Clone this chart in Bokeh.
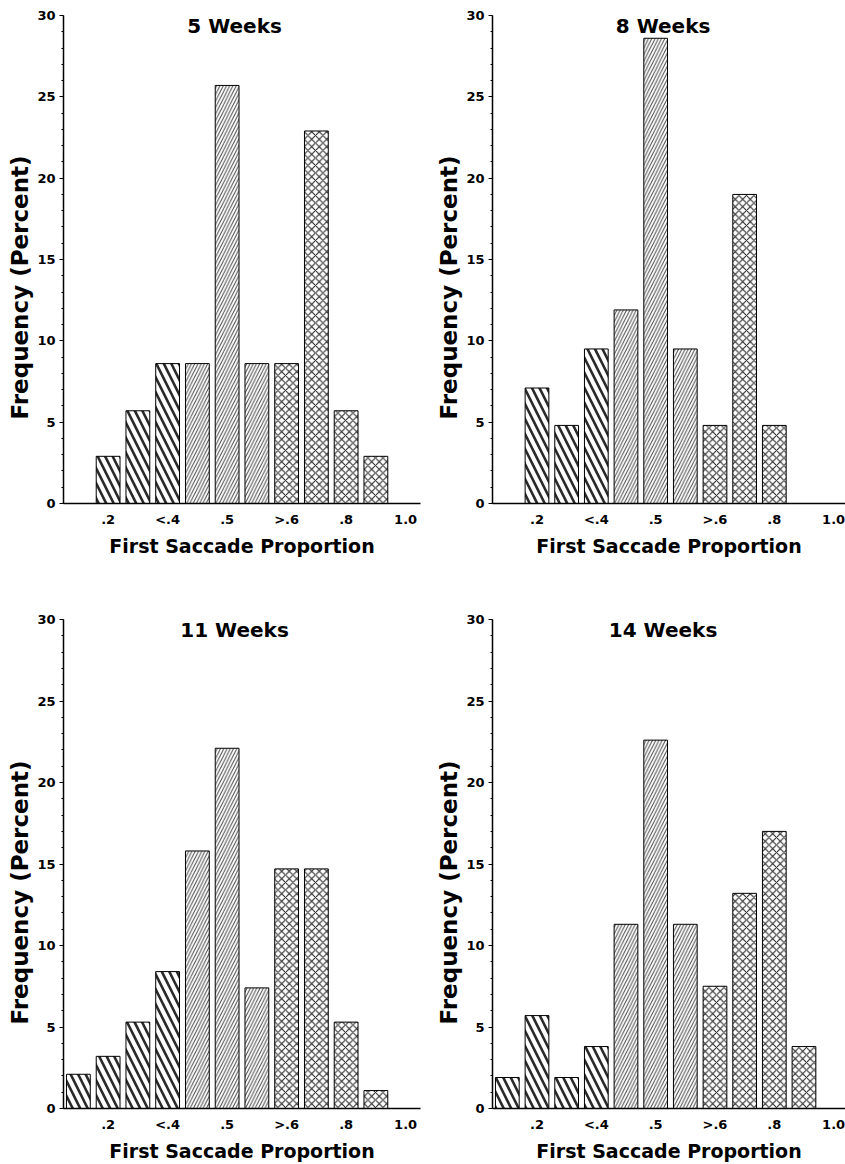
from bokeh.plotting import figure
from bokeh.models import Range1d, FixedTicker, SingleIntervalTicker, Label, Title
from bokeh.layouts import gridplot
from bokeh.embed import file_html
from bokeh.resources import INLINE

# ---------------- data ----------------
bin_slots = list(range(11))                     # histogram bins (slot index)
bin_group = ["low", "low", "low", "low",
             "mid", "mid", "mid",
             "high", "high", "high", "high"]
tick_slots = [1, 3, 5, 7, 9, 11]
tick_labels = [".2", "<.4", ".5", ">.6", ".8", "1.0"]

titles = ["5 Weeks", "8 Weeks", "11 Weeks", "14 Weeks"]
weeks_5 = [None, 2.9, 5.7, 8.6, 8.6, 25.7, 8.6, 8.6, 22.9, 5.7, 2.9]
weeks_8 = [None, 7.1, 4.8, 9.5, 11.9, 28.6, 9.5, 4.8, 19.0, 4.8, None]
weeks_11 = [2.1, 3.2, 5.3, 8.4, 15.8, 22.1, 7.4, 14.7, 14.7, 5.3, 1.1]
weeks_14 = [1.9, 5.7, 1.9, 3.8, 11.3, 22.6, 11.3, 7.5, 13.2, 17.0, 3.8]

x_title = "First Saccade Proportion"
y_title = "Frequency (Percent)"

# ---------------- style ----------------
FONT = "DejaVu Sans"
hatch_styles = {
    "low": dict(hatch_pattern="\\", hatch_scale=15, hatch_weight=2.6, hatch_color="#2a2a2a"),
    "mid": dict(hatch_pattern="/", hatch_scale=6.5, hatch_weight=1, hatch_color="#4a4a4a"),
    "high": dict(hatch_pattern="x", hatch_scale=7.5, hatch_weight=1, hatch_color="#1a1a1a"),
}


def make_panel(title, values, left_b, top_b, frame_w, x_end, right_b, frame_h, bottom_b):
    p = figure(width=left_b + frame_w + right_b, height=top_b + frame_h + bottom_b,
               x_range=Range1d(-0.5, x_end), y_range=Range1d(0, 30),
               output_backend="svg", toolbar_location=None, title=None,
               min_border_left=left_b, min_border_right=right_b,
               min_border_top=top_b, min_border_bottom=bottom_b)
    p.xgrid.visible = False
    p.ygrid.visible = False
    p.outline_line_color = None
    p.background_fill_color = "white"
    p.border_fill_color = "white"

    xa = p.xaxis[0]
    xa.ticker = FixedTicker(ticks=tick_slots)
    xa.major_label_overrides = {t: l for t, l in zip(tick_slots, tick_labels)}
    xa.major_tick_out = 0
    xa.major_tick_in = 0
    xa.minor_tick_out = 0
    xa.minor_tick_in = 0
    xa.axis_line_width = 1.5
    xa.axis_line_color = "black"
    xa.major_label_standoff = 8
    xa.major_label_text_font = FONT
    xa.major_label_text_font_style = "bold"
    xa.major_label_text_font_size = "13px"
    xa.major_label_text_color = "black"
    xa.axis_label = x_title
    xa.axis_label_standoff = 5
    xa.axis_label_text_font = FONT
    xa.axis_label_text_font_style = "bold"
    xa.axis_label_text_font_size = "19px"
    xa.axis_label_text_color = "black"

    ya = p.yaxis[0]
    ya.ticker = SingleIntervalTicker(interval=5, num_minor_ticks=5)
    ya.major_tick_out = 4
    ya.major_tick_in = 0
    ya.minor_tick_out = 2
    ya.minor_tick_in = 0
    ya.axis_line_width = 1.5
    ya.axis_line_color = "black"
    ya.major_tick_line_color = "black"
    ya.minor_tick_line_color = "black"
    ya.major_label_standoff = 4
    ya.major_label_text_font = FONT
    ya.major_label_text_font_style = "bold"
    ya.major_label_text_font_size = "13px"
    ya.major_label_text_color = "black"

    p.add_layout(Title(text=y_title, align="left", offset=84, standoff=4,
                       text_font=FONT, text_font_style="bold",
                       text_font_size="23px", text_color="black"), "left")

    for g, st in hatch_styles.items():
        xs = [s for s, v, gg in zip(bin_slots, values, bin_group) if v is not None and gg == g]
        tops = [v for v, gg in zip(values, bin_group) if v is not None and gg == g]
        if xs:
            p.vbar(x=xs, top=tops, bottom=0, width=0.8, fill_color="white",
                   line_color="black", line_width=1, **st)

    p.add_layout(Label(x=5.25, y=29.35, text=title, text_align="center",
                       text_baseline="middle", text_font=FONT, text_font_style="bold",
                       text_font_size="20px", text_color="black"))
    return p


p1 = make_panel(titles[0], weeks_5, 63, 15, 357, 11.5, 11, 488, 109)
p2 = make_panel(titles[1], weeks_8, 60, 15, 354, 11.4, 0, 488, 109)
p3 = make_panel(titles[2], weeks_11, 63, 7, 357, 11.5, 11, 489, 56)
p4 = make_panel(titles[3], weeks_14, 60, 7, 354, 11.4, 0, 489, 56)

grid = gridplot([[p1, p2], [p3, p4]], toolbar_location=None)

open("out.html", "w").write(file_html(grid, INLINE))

...

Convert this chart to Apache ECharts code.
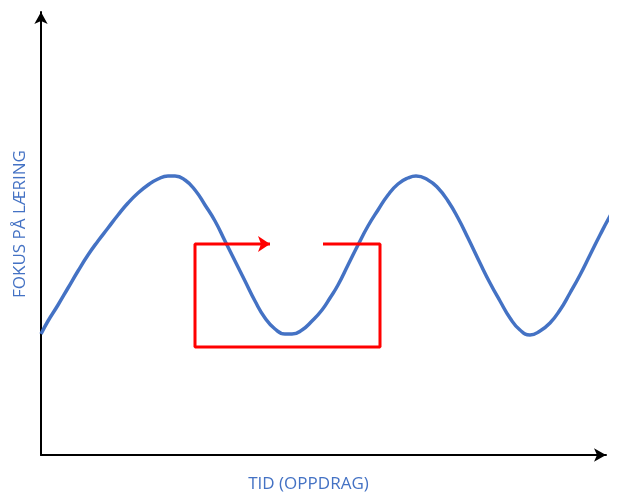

## What this task involves:
Above are some records; quote exactly and only the lines that begin at the line containing "Clone this chart in Bokeh." and stop after the line containing "from bokeh.resources import INLINE", leaving out the pictures.

## Reply to the task:
Clone this chart in Bokeh.
from bokeh.plotting import figure
from bokeh.models import Range1d, FixedTicker, SingleIntervalTicker, Label, Title
from bokeh.layouts import gridplot
from bokeh.embed import file_html
from bokeh.resources import INLINE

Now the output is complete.